* START *

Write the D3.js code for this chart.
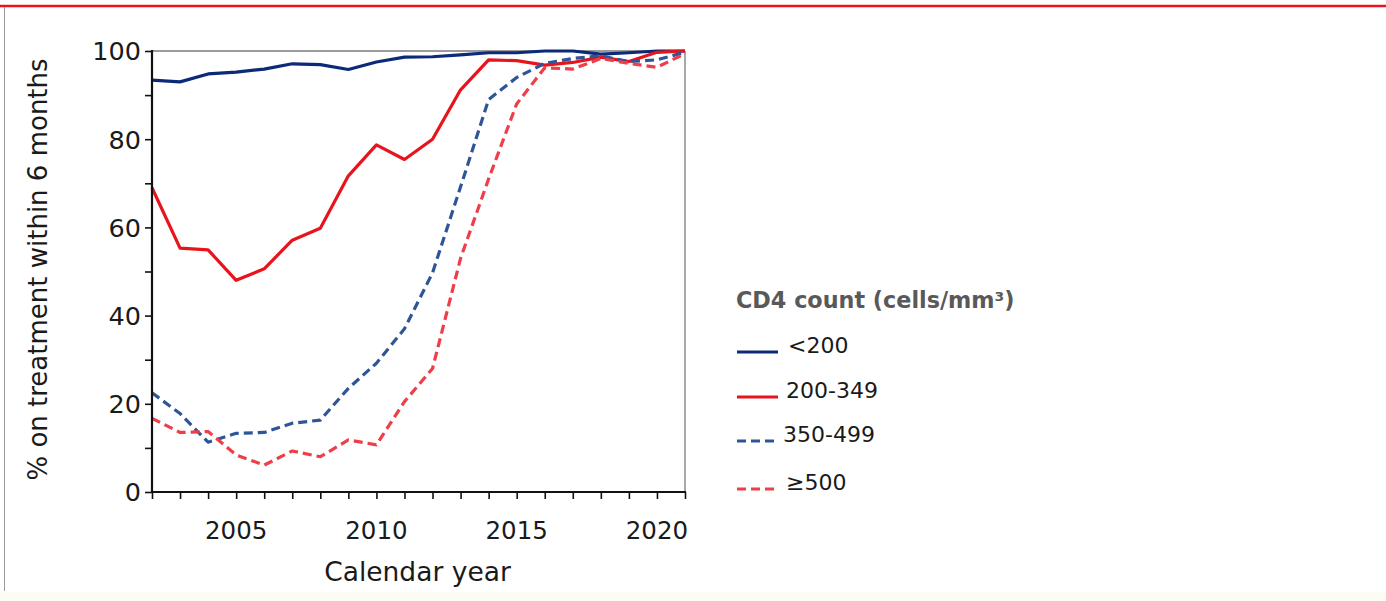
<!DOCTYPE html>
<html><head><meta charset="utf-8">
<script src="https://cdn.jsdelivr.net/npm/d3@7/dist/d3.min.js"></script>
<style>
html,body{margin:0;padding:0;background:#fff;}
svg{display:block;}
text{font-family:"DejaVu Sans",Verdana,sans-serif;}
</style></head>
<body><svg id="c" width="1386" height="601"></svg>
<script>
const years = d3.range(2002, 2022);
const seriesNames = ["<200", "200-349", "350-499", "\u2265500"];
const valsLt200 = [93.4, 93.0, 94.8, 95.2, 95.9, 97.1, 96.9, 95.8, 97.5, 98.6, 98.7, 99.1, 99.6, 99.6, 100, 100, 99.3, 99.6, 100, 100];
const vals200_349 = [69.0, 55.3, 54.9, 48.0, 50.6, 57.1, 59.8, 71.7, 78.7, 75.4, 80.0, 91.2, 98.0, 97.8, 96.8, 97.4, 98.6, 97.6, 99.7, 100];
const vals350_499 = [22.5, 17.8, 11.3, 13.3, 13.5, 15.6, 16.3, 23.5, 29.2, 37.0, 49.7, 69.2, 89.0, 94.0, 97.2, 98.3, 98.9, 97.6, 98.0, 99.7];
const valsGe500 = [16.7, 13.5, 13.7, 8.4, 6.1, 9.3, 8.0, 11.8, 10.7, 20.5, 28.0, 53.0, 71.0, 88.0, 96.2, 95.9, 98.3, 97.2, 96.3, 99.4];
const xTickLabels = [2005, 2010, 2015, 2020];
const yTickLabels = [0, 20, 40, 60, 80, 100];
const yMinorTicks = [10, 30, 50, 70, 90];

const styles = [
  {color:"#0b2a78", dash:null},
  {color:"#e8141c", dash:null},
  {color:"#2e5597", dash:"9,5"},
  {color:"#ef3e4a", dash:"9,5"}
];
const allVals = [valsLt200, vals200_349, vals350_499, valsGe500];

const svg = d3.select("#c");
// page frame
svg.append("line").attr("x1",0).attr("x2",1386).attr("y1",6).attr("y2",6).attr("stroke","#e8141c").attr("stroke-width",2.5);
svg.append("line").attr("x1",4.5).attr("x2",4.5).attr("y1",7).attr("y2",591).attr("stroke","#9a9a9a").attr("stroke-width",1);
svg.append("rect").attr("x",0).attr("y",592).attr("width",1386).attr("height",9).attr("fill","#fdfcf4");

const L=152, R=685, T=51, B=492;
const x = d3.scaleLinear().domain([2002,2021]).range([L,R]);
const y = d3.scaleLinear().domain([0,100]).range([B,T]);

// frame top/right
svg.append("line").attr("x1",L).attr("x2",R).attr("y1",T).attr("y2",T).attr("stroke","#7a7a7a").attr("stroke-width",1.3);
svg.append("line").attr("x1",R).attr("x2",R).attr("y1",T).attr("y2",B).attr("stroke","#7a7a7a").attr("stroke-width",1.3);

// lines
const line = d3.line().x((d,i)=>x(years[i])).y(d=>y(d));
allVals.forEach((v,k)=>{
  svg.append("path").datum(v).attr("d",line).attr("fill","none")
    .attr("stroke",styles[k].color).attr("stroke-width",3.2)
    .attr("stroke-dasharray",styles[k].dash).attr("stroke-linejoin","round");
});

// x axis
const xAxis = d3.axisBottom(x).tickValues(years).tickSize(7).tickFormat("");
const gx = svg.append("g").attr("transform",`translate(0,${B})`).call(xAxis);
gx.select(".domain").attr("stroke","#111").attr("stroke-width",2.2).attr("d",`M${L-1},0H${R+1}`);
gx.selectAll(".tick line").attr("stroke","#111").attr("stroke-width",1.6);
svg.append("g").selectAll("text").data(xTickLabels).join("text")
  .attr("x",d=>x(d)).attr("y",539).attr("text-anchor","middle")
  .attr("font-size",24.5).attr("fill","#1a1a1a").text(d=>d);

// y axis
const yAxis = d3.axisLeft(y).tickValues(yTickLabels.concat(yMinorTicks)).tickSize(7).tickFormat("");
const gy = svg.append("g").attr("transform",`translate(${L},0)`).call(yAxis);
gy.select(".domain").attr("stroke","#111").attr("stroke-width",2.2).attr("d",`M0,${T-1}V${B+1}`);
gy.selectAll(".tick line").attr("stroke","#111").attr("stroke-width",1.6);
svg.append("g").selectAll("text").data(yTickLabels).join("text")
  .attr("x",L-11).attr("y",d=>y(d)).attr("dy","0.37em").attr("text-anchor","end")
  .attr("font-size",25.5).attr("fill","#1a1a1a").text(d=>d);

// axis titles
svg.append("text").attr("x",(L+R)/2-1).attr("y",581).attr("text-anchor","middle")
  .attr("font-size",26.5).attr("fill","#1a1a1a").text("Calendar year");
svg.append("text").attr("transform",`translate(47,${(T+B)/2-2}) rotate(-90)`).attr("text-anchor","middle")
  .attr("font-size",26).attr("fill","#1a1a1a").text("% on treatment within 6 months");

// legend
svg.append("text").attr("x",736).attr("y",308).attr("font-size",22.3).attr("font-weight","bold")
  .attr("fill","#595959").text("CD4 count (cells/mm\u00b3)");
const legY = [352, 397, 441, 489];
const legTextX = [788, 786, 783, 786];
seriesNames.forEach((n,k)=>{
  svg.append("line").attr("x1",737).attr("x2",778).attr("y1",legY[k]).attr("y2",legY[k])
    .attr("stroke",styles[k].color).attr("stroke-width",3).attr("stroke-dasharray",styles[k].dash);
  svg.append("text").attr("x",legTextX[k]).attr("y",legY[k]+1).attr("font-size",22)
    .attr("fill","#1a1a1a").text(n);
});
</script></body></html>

* END *

Pictures stay out. Repeat only the lines from the beginning of the data through the line that has "const y = d3.scaleLinear().domain([0,100]).range([B,T]);".

Write the D3.js code for this chart.
<!DOCTYPE html>
<html><head><meta charset="utf-8">
<script src="https://cdn.jsdelivr.net/npm/d3@7/dist/d3.min.js"></script>
<style>
html,body{margin:0;padding:0;background:#fff;}
svg{display:block;}
text{font-family:"DejaVu Sans",Verdana,sans-serif;}
</style></head>
<body><svg id="c" width="1386" height="601"></svg>
<script>
const years = d3.range(2002, 2022);
const seriesNames = ["<200", "200-349", "350-499", "\u2265500"];
const valsLt200 = [93.4, 93.0, 94.8, 95.2, 95.9, 97.1, 96.9, 95.8, 97.5, 98.6, 98.7, 99.1, 99.6, 99.6, 100, 100, 99.3, 99.6, 100, 100];
const vals200_349 = [69.0, 55.3, 54.9, 48.0, 50.6, 57.1, 59.8, 71.7, 78.7, 75.4, 80.0, 91.2, 98.0, 97.8, 96.8, 97.4, 98.6, 97.6, 99.7, 100];
const vals350_499 = [22.5, 17.8, 11.3, 13.3, 13.5, 15.6, 16.3, 23.5, 29.2, 37.0, 49.7, 69.2, 89.0, 94.0, 97.2, 98.3, 98.9, 97.6, 98.0, 99.7];
const valsGe500 = [16.7, 13.5, 13.7, 8.4, 6.1, 9.3, 8.0, 11.8, 10.7, 20.5, 28.0, 53.0, 71.0, 88.0, 96.2, 95.9, 98.3, 97.2, 96.3, 99.4];
const xTickLabels = [2005, 2010, 2015, 2020];
const yTickLabels = [0, 20, 40, 60, 80, 100];
const yMinorTicks = [10, 30, 50, 70, 90];

const styles = [
  {color:"#0b2a78", dash:null},
  {color:"#e8141c", dash:null},
  {color:"#2e5597", dash:"9,5"},
  {color:"#ef3e4a", dash:"9,5"}
];
const allVals = [valsLt200, vals200_349, vals350_499, valsGe500];

const svg = d3.select("#c");
// page frame
svg.append("line").attr("x1",0).attr("x2",1386).attr("y1",6).attr("y2",6).attr("stroke","#e8141c").attr("stroke-width",2.5);
svg.append("line").attr("x1",4.5).attr("x2",4.5).attr("y1",7).attr("y2",591).attr("stroke","#9a9a9a").attr("stroke-width",1);
svg.append("rect").attr("x",0).attr("y",592).attr("width",1386).attr("height",9).attr("fill","#fdfcf4");

const L=152, R=685, T=51, B=492;
const x = d3.scaleLinear().domain([2002,2021]).range([L,R]);
const y = d3.scaleLinear().domain([0,100]).range([B,T]);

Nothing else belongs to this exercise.